Hands That Read: The Book Body as Interface in Interactive Picture Books (2010–2025).

A theoretical framework for material and hybrid meaning-making in post-digital children’s literacy

Authors

  • Milan Mašát The Department of Czech Language and Literature, Faculty of Education, Palacký University Olomouc

DOI:

https://doi.org/10.57579/2026.8

Keywords:

Epistemic objects, interactive picture books , multimodal literacy

Abstract

This article offers a theoretical account of interactive picture books as epistemic objects, proposing the book body as interface that stages meaning through material and hybrid operations. Spanning 2010–2025, from engineered print to page-registered AR, we synthesize visual-culture, multimodality, and material engagement theory to show how flaps, windows, pull-tabs, volvelles, leporello, transparencies, and AR overlays implement a mechanics of discovery (cue - action - reveal - re-framing). We formalize three construct manipulations as evidence, attentional traction, and retroactive contextualization - explaining how gestures externalize inference, steer attention, and license reinterpretation. Methodologically, we specify micro-analytic interaction scripts and propose interaction maps (states × actions) to model exploration topologies without empirical datasets. Our core contribution is a typology mapping mechanism ? information operation ? cognitive function, clarifying why multi-step, consequence-bearing interactions support spatial reasoning, causal rehearsal, classification, and language development, whereas surface busyness risks extraneous load.

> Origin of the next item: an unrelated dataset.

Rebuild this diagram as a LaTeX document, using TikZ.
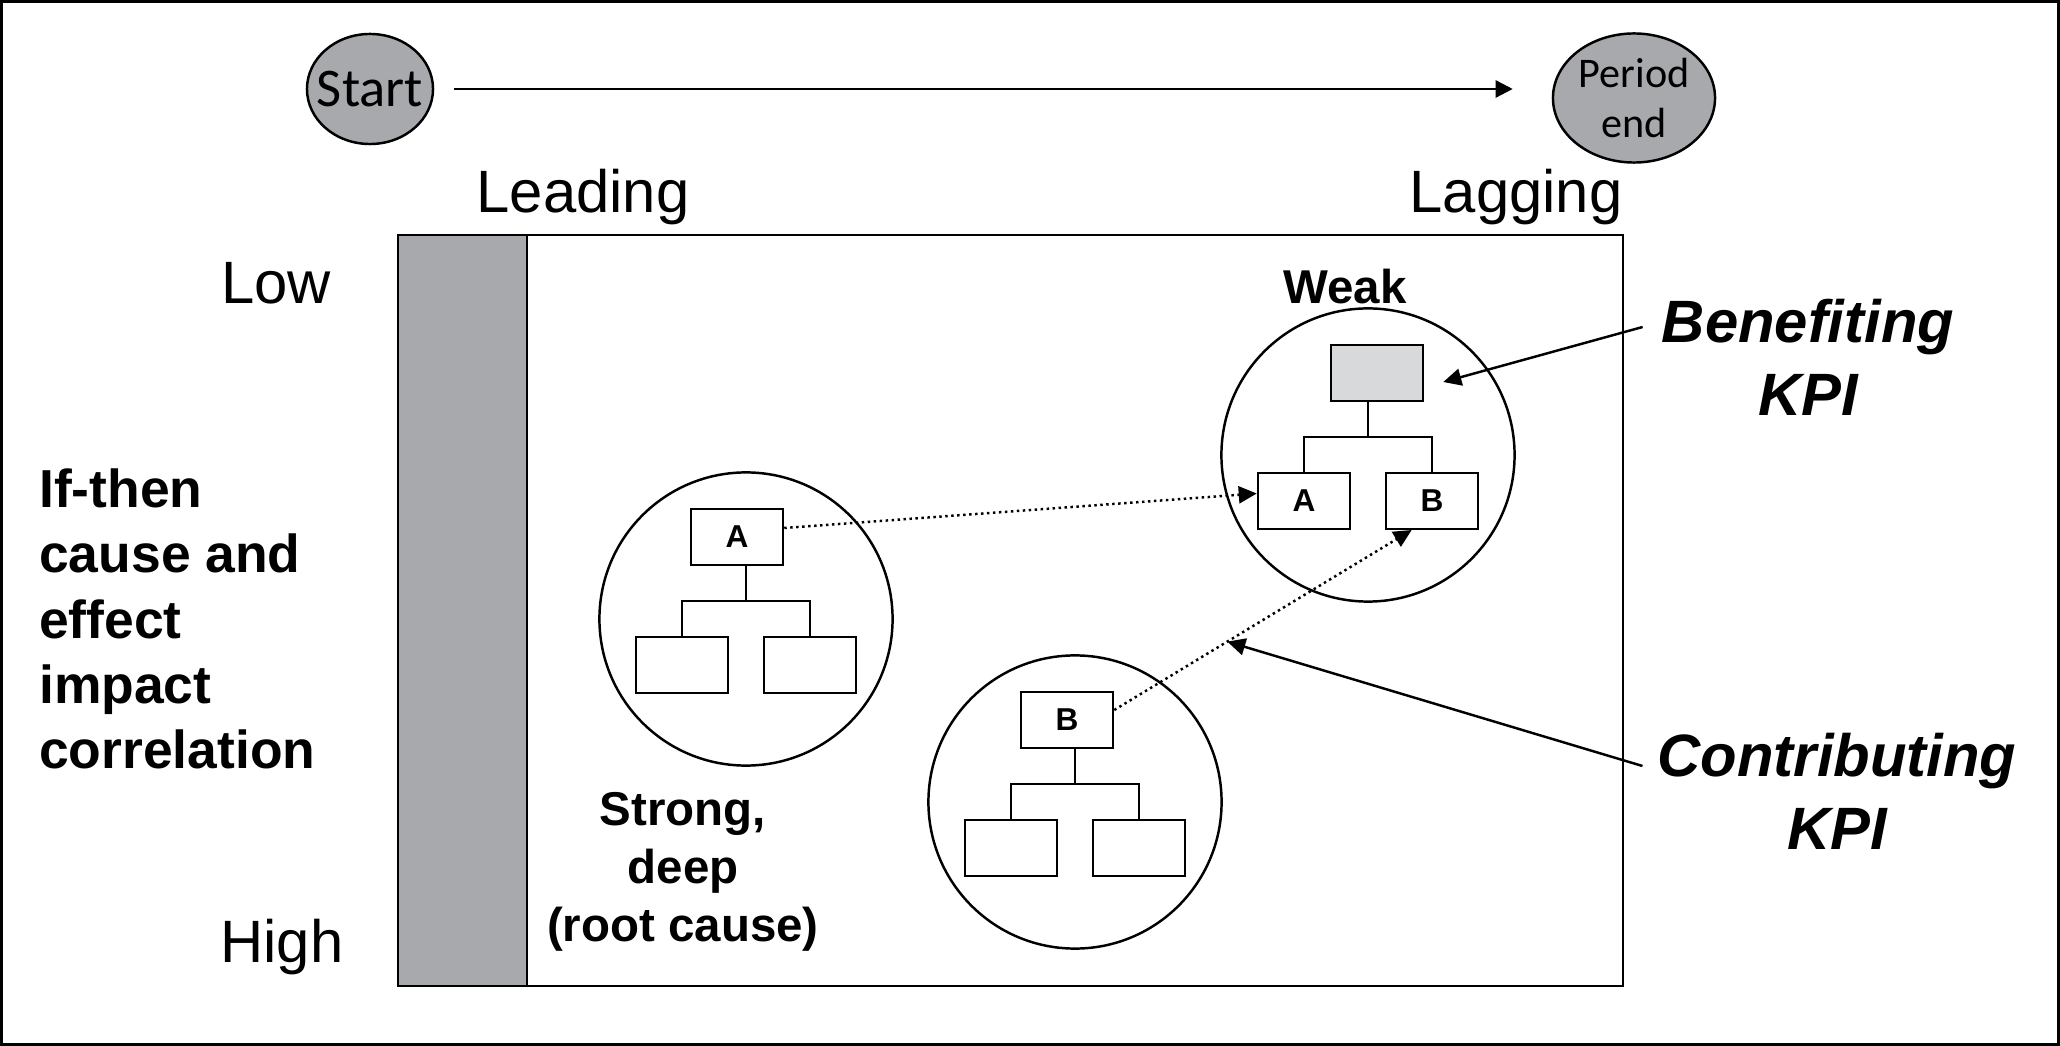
\documentclass[tikz,border=0pt]{standalone}
\usepackage{fontspec}
\setmainfont{Liberation Sans}
\newfontfamily\calibri{Carlito}
\usetikzlibrary{arrows.meta,positioning,shapes.geometric,calc}
\definecolor{kpigray}{RGB}{167,169,172}
\definecolor{kpilight}{RGB}{216,217,219}

\begin{document}
\begin{tikzpicture}[x=0.01cm,y=-0.01cm,line width=0.7pt,inner sep=0pt]
  \tikzstyle{scalelabel}=[anchor=base,font=\fontsize{17}{20}\selectfont]
  \tikzstyle{phasenode}=[ellipse,draw,fill=kpigray,align=center]
  \tikzstyle{zonecircle}=[circle,draw,minimum size=2.93cm]
  \tikzstyle{kpibox}=[draw,minimum width=0.92cm,minimum height=0.555cm,font=\fontsize{9}{10}\selectfont\bfseries]
  \tikzstyle{kpiarrow}=[-{Triangle[length=0.18cm,width=0.17cm]}]
  \tikzstyle{kpilabel}=[align=center,font=\fontsize{17}{20.8}\selectfont\bfseries\itshape]
  \tikzstyle{zonelabel}=[align=center,font=\fontsize{13.5}{16.5}\selectfont\bfseries]

  \useasboundingbox (0,0) rectangle (2060,1046);
  \draw[line width=0.8pt] (1.4,1.4) rectangle (2058.6,1044.6);

  % time line
  \node[phasenode,inner xsep=-0.1cm,minimum width=1.26cm,minimum height=1.10cm,font=\calibri\fontsize{15.5}{18}\selectfont] (start) at (370,89) {Start};
  \node[phasenode,minimum width=1.62cm,minimum height=1.29cm,font=\calibri\fontsize{12}{14.5}\selectfont] (period) at (1634,98) {Period\\end};
  \draw[-{Triangle[length=0.17cm,width=0.17cm]},shorten <=0.2cm,shorten >=0.39cm] (start.east) -- (start.east -| period.west);

  % scales
  \node[scalelabel] (leading) at (583,213) {Leading};
  \node[scalelabel] (lagging) at (1516,213) {Lagging};
  \node[scalelabel] (low) at (276,304) {Low};
  \node[scalelabel] (high) at (282,962) {High};
  \node[align=left,anchor=west,font=\fontsize{15.2}{18.6}\selectfont\bfseries] (ifthen) at (38,619)
    {If-then\\cause and\\effect\\impact\\correlation};

  % field
  \draw[fill=kpigray] (398,235) rectangle (527,986);
  \draw (398,235) rectangle (1623,986);

  % zones with their KPI trees
  \node[zonecircle] (strong) at (746,619) {};
  \node[zonecircle] (root) at (1075,802) {};
  \node[zonecircle] (weak) at (1368,455) {};
  \foreach \z/\dx/\shade/\lab/\la/\lb in {strong/-9/white/A/{}/{},root/-8/white/B/{}/{},weak/9/kpilight/{}/A/B}{
    \node[kpibox,fill=\shade] (\z-top) at ($(\z)+(\dx,-82)$) {\lab};
    \node[kpibox] (\z-l) at ($(\z)+(-64,46)$) {\la};
    \node[kpibox] (\z-r) at ($(\z)+(64,46)$) {\lb};
    \coordinate (\z-bar) at ($(\z)+(0,-18)$);
    \draw (\z-top.south -| \z) -- (\z-bar);
    \draw (\z-l.north) |- (\z-bar) -| (\z-r.north);
  }
  \node[zonelabel,anchor=base] (weaktxt) at (1345,304) {Weak};
  \node[zonelabel] (strongtxt) at (683,872) {Strong,\\deep\\(root cause)};

  % links
  \draw[kpiarrow,densely dotted] ([yshift=0.09cm]strong-top.east) -- ([yshift=0.075cm]weak-l.west);
  \draw[kpiarrow,densely dotted] ([yshift=0.1cm]root-top.east) -- ($(weak-r.south west)!0.285!(weak-r.south east)$)
    coordinate[pos=0.38] (hit);

  % KPI labels
  \node[kpilabel] (benefit) at (1808,357) {Benefiting\\KPI};
  \node[kpilabel] (contrib) at (1837,791) {Contributing\\KPI};
  \draw[kpiarrow] ([shift={(-18,-30)}]benefit.west) -- ([shift={(19,9)}]weak-top.east);
  \draw[kpiarrow] ([shift={(-14,-25)}]contrib.west) -- (hit);
\end{tikzpicture}
\end{document}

We theorize print - AR “hybrid bridges”: AR acts as a registered lens that models hidden processes and scales while preserving reference to the page. Accessibility and ethics are constitutive - redundant multimodal cues, inclusive imagery, privacy-by-design, and sustainable, page-complete pathways - summarized by three maxims: constrain to enable, cue before you ask, and augment, never gate. The framework offers design-to-cognition principles and a transferable vocabulary that subsequent studies can operationalize across developmental stages and cultural editions, aligning aesthetics, cognition, and ethics in post-digital picture book literacy.